:: Information provided ::

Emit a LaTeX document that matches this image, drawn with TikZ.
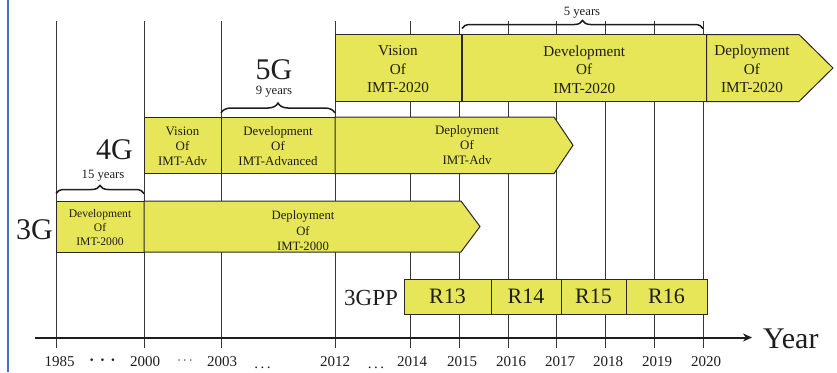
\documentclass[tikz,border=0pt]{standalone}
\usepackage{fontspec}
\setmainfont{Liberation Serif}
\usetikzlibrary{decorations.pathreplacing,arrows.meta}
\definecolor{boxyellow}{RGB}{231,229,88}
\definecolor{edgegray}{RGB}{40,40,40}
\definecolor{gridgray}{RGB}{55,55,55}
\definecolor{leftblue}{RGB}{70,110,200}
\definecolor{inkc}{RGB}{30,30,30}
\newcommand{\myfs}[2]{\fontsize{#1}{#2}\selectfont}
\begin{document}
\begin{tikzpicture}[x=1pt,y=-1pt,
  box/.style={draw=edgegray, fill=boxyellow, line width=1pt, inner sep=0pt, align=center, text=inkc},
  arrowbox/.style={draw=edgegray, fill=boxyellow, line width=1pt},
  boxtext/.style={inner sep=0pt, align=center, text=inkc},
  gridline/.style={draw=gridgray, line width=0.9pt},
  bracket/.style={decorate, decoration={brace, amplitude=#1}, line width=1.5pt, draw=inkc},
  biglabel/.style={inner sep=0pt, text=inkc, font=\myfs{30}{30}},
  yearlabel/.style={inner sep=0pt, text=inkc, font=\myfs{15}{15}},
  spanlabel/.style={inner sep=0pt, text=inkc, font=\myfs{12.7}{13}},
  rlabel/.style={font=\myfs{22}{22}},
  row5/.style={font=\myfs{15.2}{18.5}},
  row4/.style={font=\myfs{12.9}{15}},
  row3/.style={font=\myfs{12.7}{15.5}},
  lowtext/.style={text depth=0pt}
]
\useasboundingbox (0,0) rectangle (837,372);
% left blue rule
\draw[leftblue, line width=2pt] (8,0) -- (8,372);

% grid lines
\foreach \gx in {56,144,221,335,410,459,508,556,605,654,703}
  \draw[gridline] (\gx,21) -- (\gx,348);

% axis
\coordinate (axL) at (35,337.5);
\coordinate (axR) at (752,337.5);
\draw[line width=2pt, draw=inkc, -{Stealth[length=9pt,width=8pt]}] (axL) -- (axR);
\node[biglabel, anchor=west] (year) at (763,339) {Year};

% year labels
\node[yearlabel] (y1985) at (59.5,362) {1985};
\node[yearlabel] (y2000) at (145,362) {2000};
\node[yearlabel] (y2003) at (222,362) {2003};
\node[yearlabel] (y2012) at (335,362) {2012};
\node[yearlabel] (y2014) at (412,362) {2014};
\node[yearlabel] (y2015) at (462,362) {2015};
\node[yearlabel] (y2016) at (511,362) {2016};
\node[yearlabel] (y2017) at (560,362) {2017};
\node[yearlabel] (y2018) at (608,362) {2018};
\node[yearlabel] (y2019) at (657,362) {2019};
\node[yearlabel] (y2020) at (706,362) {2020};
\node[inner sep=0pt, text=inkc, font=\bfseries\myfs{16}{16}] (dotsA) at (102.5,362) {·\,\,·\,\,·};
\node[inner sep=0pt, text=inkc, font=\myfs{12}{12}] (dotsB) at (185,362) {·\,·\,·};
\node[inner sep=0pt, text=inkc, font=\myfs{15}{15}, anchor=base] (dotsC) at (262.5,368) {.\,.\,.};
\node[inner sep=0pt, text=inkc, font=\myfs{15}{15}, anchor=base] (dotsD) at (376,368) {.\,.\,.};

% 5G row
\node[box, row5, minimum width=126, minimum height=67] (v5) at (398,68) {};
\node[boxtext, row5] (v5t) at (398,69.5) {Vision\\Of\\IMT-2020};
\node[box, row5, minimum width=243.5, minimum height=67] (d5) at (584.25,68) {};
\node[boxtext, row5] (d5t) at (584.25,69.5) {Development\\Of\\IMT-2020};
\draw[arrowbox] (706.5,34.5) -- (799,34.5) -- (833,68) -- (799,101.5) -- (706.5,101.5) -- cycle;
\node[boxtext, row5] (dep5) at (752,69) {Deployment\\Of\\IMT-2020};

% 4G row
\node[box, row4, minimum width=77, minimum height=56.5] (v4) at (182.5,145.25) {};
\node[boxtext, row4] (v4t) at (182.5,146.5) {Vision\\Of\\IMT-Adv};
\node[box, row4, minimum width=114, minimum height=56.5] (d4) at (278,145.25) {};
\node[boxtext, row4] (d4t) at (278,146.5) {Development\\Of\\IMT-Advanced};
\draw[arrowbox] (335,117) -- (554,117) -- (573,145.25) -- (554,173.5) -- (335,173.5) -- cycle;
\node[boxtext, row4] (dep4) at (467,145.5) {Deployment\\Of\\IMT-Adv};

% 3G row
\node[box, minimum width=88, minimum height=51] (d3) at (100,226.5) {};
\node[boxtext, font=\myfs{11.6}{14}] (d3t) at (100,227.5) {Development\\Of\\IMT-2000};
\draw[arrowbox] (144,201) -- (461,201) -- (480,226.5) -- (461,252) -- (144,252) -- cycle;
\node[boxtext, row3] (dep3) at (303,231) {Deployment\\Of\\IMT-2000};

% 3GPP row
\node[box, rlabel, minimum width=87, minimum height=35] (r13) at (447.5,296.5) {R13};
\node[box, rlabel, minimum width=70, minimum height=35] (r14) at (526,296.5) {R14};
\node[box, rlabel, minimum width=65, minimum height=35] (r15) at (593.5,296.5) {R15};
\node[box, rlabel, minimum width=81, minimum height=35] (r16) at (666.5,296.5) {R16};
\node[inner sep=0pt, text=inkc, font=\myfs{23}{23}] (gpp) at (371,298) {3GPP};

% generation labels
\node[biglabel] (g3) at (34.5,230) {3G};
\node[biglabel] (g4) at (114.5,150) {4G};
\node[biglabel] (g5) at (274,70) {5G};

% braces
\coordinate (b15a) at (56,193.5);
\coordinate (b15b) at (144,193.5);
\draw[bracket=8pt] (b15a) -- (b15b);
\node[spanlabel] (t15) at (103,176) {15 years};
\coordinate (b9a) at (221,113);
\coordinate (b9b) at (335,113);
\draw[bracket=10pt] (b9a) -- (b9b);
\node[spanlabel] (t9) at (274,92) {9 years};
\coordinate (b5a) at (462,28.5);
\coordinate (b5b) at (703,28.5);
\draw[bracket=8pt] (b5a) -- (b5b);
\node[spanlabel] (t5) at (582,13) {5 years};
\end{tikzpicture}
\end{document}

:::

From start to finish, output the listing exactly, but omit its pictures.

▶ **Response**:
Emit a LaTeX document that matches this image, drawn with TikZ.
\documentclass[tikz,border=0pt]{standalone}
\usepackage{fontspec}
\setmainfont{Liberation Serif}
\usetikzlibrary{decorations.pathreplacing,arrows.meta}
\definecolor{boxyellow}{RGB}{231,229,88}
\definecolor{edgegray}{RGB}{40,40,40}
\definecolor{gridgray}{RGB}{55,55,55}
\definecolor{leftblue}{RGB}{70,110,200}
\definecolor{inkc}{RGB}{30,30,30}
\newcommand{\myfs}[2]{\fontsize{#1}{#2}\selectfont}
\begin{document}
\begin{tikzpicture}[x=1pt,y=-1pt,
  box/.style={draw=edgegray, fill=boxyellow, line width=1pt, inner sep=0pt, align=center, text=inkc},
  arrowbox/.style={draw=edgegray, fill=boxyellow, line width=1pt},
  boxtext/.style={inner sep=0pt, align=center, text=inkc},
  gridline/.style={draw=gridgray, line width=0.9pt},
  bracket/.style={decorate, decoration={brace, amplitude=#1}, line width=1.5pt, draw=inkc},
  biglabel/.style={inner sep=0pt, text=inkc, font=\myfs{30}{30}},
  yearlabel/.style={inner sep=0pt, text=inkc, font=\myfs{15}{15}},
  spanlabel/.style={inner sep=0pt, text=inkc, font=\myfs{12.7}{13}},
  rlabel/.style={font=\myfs{22}{22}},
  row5/.style={font=\myfs{15.2}{18.5}},
  row4/.style={font=\myfs{12.9}{15}},
  row3/.style={font=\myfs{12.7}{15.5}},
  lowtext/.style={text depth=0pt}
]
\useasboundingbox (0,0) rectangle (837,372);
% left blue rule
\draw[leftblue, line width=2pt] (8,0) -- (8,372);

% grid lines
\foreach \gx in {56,144,221,335,410,459,508,556,605,654,703}
  \draw[gridline] (\gx,21) -- (\gx,348);

% axis
\coordinate (axL) at (35,337.5);
\coordinate (axR) at (752,337.5);
\draw[line width=2pt, draw=inkc, -{Stealth[length=9pt,width=8pt]}] (axL) -- (axR);
\node[biglabel, anchor=west] (year) at (763,339) {Year};

% year labels
\node[yearlabel] (y1985) at (59.5,362) {1985};
\node[yearlabel] (y2000) at (145,362) {2000};
\node[yearlabel] (y2003) at (222,362) {2003};
\node[yearlabel] (y2012) at (335,362) {2012};
\node[yearlabel] (y2014) at (412,362) {2014};
\node[yearlabel] (y2015) at (462,362) {2015};
\node[yearlabel] (y2016) at (511,362) {2016};
\node[yearlabel] (y2017) at (560,362) {2017};
\node[yearlabel] (y2018) at (608,362) {2018};
\node[yearlabel] (y2019) at (657,362) {2019};
\node[yearlabel] (y2020) at (706,362) {2020};
\node[inner sep=0pt, text=inkc, font=\bfseries\myfs{16}{16}] (dotsA) at (102.5,362) {·\,\,·\,\,·};
\node[inner sep=0pt, text=inkc, font=\myfs{12}{12}] (dotsB) at (185,362) {·\,·\,·};
\node[inner sep=0pt, text=inkc, font=\myfs{15}{15}, anchor=base] (dotsC) at (262.5,368) {.\,.\,.};
\node[inner sep=0pt, text=inkc, font=\myfs{15}{15}, anchor=base] (dotsD) at (376,368) {.\,.\,.};

% 5G row
\node[box, row5, minimum width=126, minimum height=67] (v5) at (398,68) {};
\node[boxtext, row5] (v5t) at (398,69.5) {Vision\\Of\\IMT-2020};
\node[box, row5, minimum width=243.5, minimum height=67] (d5) at (584.25,68) {};
\node[boxtext, row5] (d5t) at (584.25,69.5) {Development\\Of\\IMT-2020};
\draw[arrowbox] (706.5,34.5) -- (799,34.5) -- (833,68) -- (799,101.5) -- (706.5,101.5) -- cycle;
\node[boxtext, row5] (dep5) at (752,69) {Deployment\\Of\\IMT-2020};

% 4G row
\node[box, row4, minimum width=77, minimum height=56.5] (v4) at (182.5,145.25) {};
\node[boxtext, row4] (v4t) at (182.5,146.5) {Vision\\Of\\IMT-Adv};
\node[box, row4, minimum width=114, minimum height=56.5] (d4) at (278,145.25) {};
\node[boxtext, row4] (d4t) at (278,146.5) {Development\\Of\\IMT-Advanced};
\draw[arrowbox] (335,117) -- (554,117) -- (573,145.25) -- (554,173.5) -- (335,173.5) -- cycle;
\node[boxtext, row4] (dep4) at (467,145.5) {Deployment\\Of\\IMT-Adv};

% 3G row
\node[box, minimum width=88, minimum height=51] (d3) at (100,226.5) {};
\node[boxtext, font=\myfs{11.6}{14}] (d3t) at (100,227.5) {Development\\Of\\IMT-2000};
\draw[arrowbox] (144,201) -- (461,201) -- (480,226.5) -- (461,252) -- (144,252) -- cycle;
\node[boxtext, row3] (dep3) at (303,231) {Deployment\\Of\\IMT-2000};

% 3GPP row
\node[box, rlabel, minimum width=87, minimum height=35] (r13) at (447.5,296.5) {R13};
\node[box, rlabel, minimum width=70, minimum height=35] (r14) at (526,296.5) {R14};
\node[box, rlabel, minimum width=65, minimum height=35] (r15) at (593.5,296.5) {R15};
\node[box, rlabel, minimum width=81, minimum height=35] (r16) at (666.5,296.5) {R16};
\node[inner sep=0pt, text=inkc, font=\myfs{23}{23}] (gpp) at (371,298) {3GPP};

% generation labels
\node[biglabel] (g3) at (34.5,230) {3G};
\node[biglabel] (g4) at (114.5,150) {4G};
\node[biglabel] (g5) at (274,70) {5G};

% braces
\coordinate (b15a) at (56,193.5);
\coordinate (b15b) at (144,193.5);
\draw[bracket=8pt] (b15a) -- (b15b);
\node[spanlabel] (t15) at (103,176) {15 years};
\coordinate (b9a) at (221,113);
\coordinate (b9b) at (335,113);
\draw[bracket=10pt] (b9a) -- (b9b);
\node[spanlabel] (t9) at (274,92) {9 years};
\coordinate (b5a) at (462,28.5);
\coordinate (b5b) at (703,28.5);
\draw[bracket=8pt] (b5a) -- (b5b);
\node[spanlabel] (t5) at (582,13) {5 years};
\end{tikzpicture}
\end{document}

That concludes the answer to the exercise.